I was searching around to update my Kiri Davis post and found this at Black Voice News Online: Another Subtle Diss Against The Natural Beauty of Black Women
Not much to say. I've already said a bit on this topic already: January, May 7th and May 14th. You all know how I feel - somehow I've managed to become quite passionate on this issue. However, I think it's an important one because it's so very important to have a positive self-image. This is particularly true when the world you're in tends to view you negatively due to your ethnicity.
The content of our character still has yet to be the primary determinant of how we're seen. Quite sad, no?
Here it is:
African American women have been told their natural hair was ugly so long until very few challenge the assertion. The hair care industry earns billions annually by fostering this deception. Soft & Beautiful brand of hair care products has named film actress Sanaa Lathan named "Miss Soft & Beautiful 2007." Lathan is known for her bold, yet sexy roles in the television series Nip Tuck and movies such as Love and Basketball, The Best Man, Brown Sugar, Out of Time, Something New, and Raisin in the Sun, which will air later this year. This award from Soft & beautiful is said to recognize role models: however, I suggest that the award is a subtle (either conscious or subconscious) stimulus to keep Black women attached to chemically relaxed hair. The success of such promotions is guaranteed to keep Alberto-Culver the manufactures of Soft & Beautiful a multibillion company. Lathan was selected based on a recent Sister 2 Sister Magazine Internet poll. Readers chose Lathan from amongst a list of other straightened-haired or hair weaved beautiful celebrities, which included, Beyonce, Tyra Banks and Queen Latifah. Black female celebrities known to wear natural hairstyles were not among the list of candidates for the coveted Soft & Beautiful title.Thanks to webmistress at Nappturology 101 for letting me use the photo above. Sphere: Related Content
The following quotes were taken from the Internet: "I'm so honored to be named Miss Soft and Beautiful 2007," Ms. Lathan said. "It is such a delight to be recognized by the women in my community. A huge part of my life intention is to uplift women. This means so much. Thank you."

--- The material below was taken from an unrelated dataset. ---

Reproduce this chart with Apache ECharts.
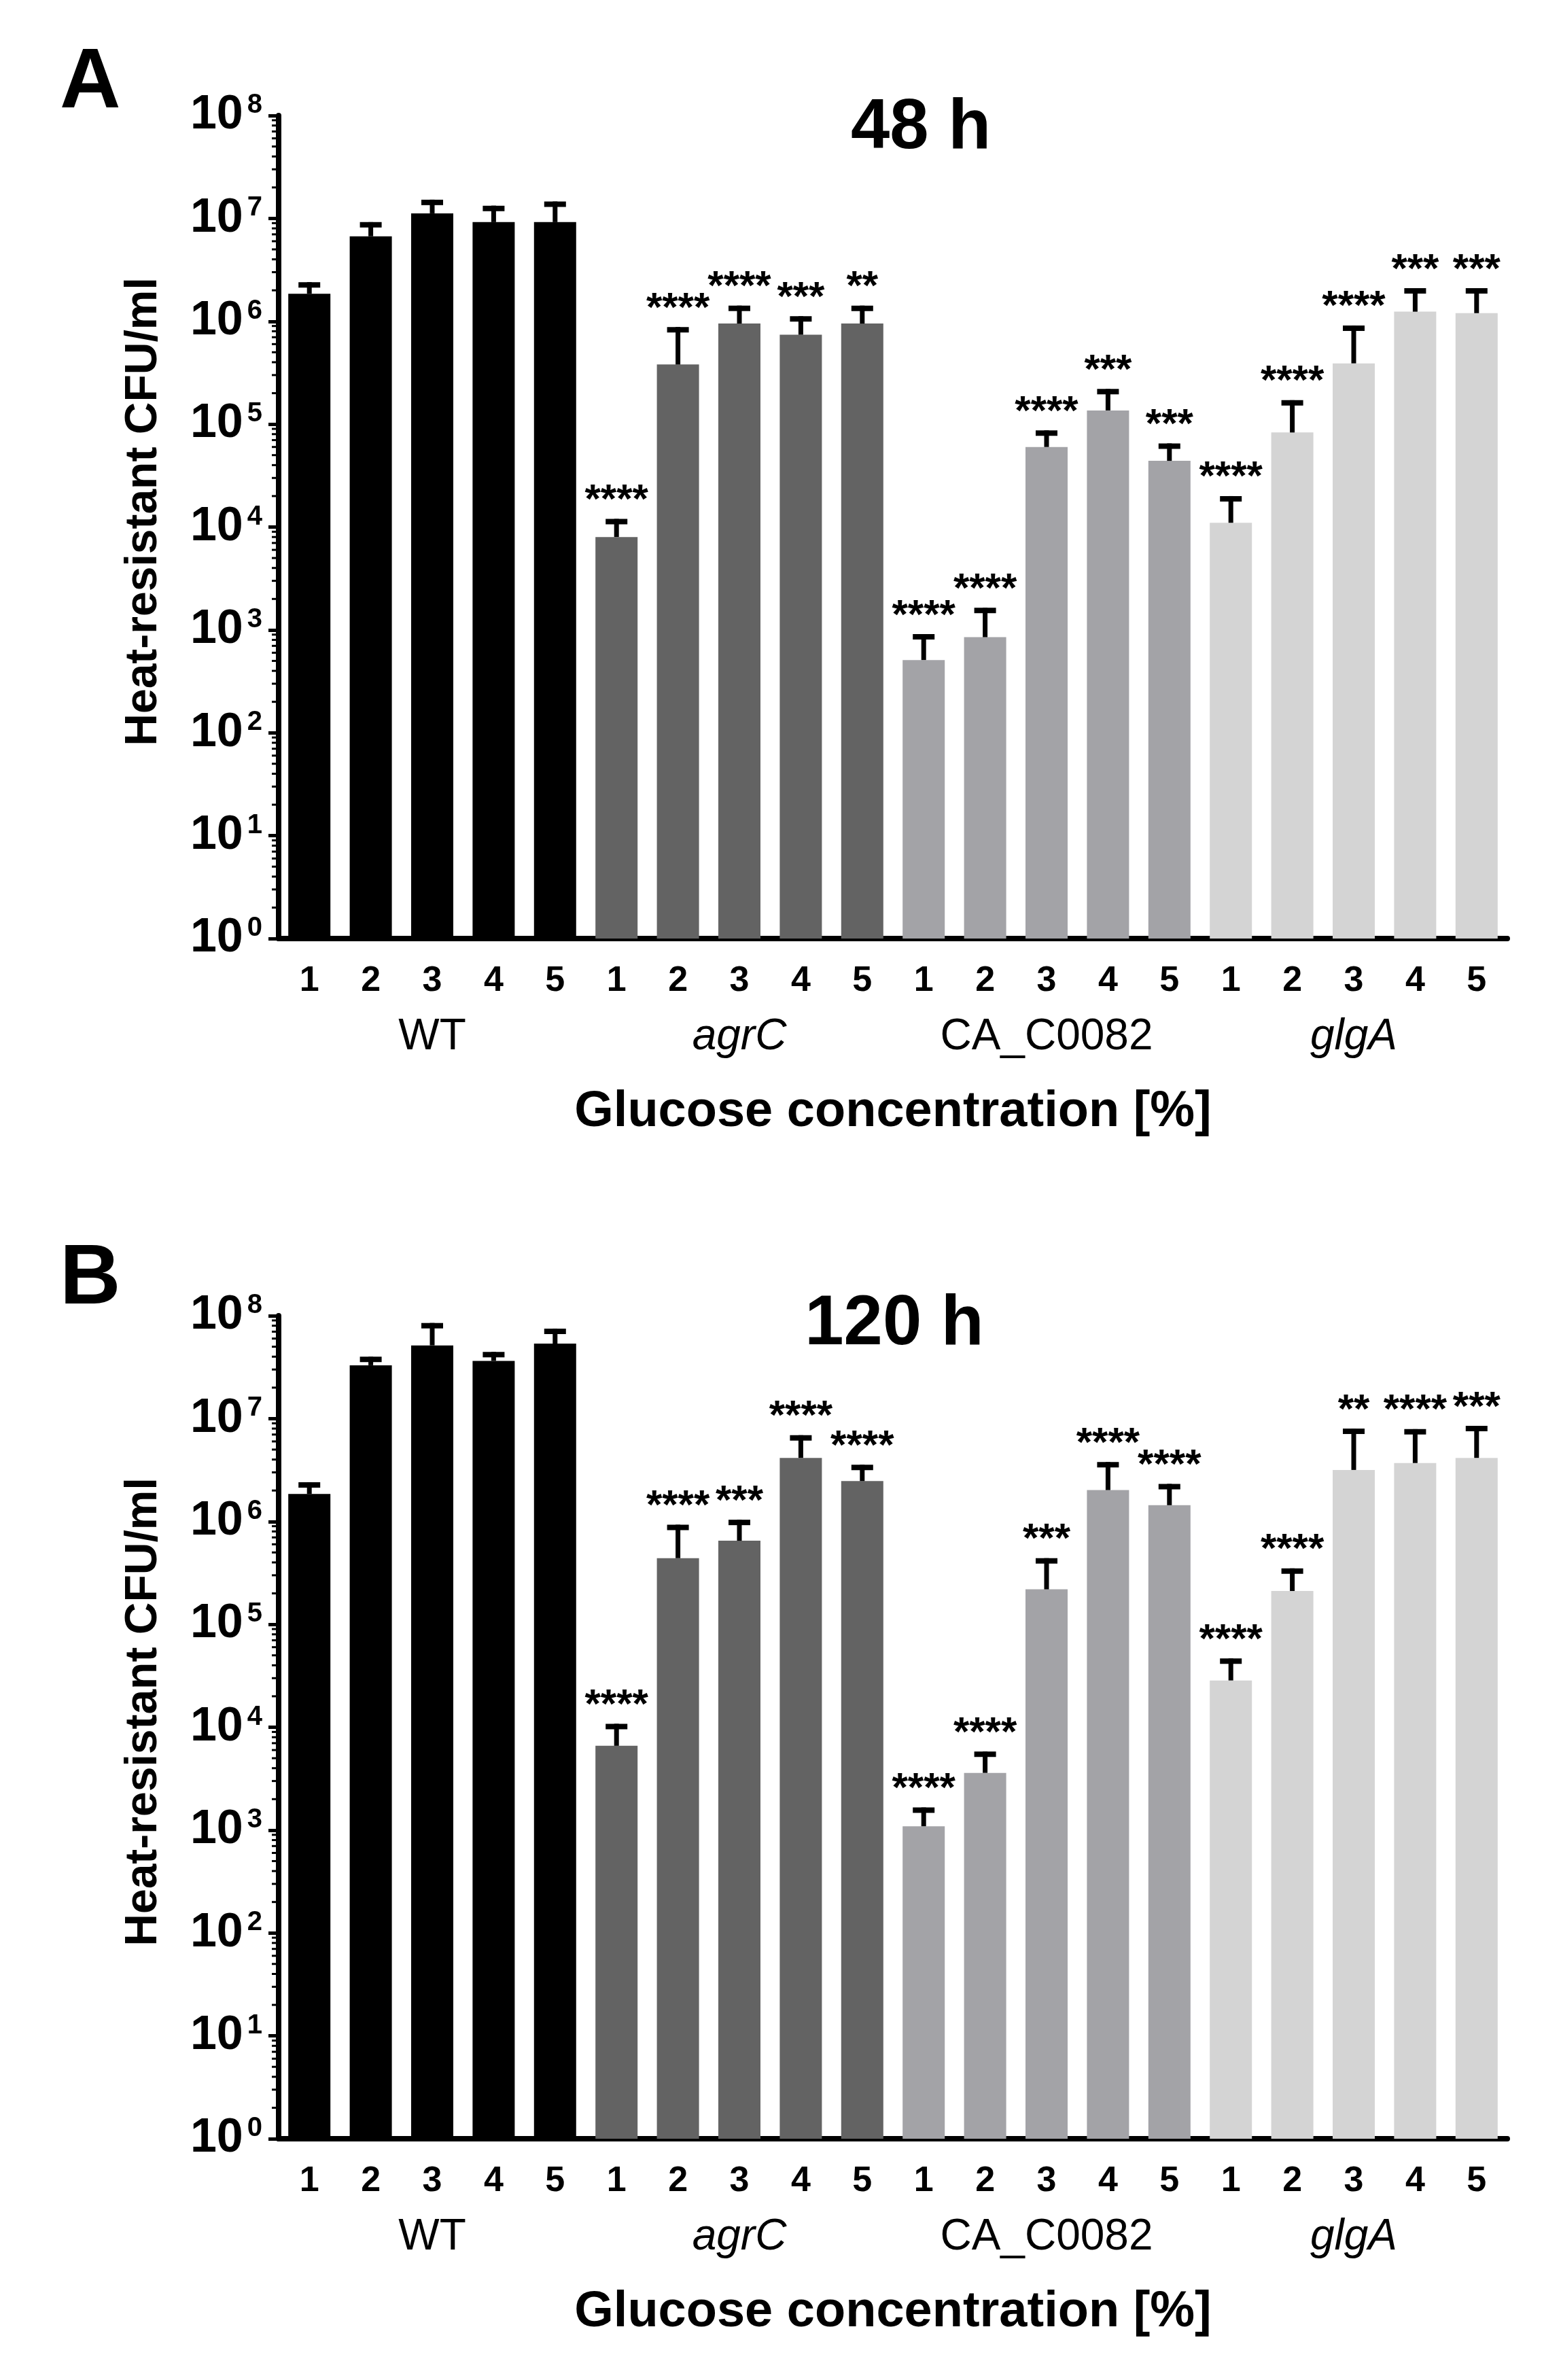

"The Soft & Beautiful woman displays grace and dignity, has a wonderful spirit, fit body and healthy, soft and beautiful hair," Sheryl Adkins-Green, Vice President of Alberto-Culver Multi-Cultural Marketing said. "Sanaa's look, especially her soft and silky hair, and her persona are admired by women everywhere. We're delighted she was chosen as 2007's Miss Soft & Beautiful."
In a recent Oprah Show Kiri Davis the teenage documentary filmmaker of aired a segment of her eight minutes film A Girl Like Me, which revealed that Black children had an inferiority complex regarding the Blackness. Ms. Davis used a Black doll and a white doll to conduct the test. The children thought of Black as ugly and white as pretty. Oprah later stated that she had visited one of her two schools in Africa and discovered that all the children had white dolls. When she asked the administrators why the young girls didn't have Black dolls she was told that Black dolls are hard to find, even in Africa.
Oprah who also wears her hair chemically straightened or weaved didn't acknowledge that, in part, it is because of the celebrities glorifying chemically straightened and/or weaved hair that contributes to Black children fostering negative images of their innate beauty. However Oprah's noble but superficial resolve was to personally see to it that all of the children at her schools receive Black dolls. I think such a resolution is tantamount to sending band-aids to AIDS victims. African and African American children need to see more Black female celebrities displaying their African heritage instead of sending the false message that beauty is only achieved through drastically altering their appearance.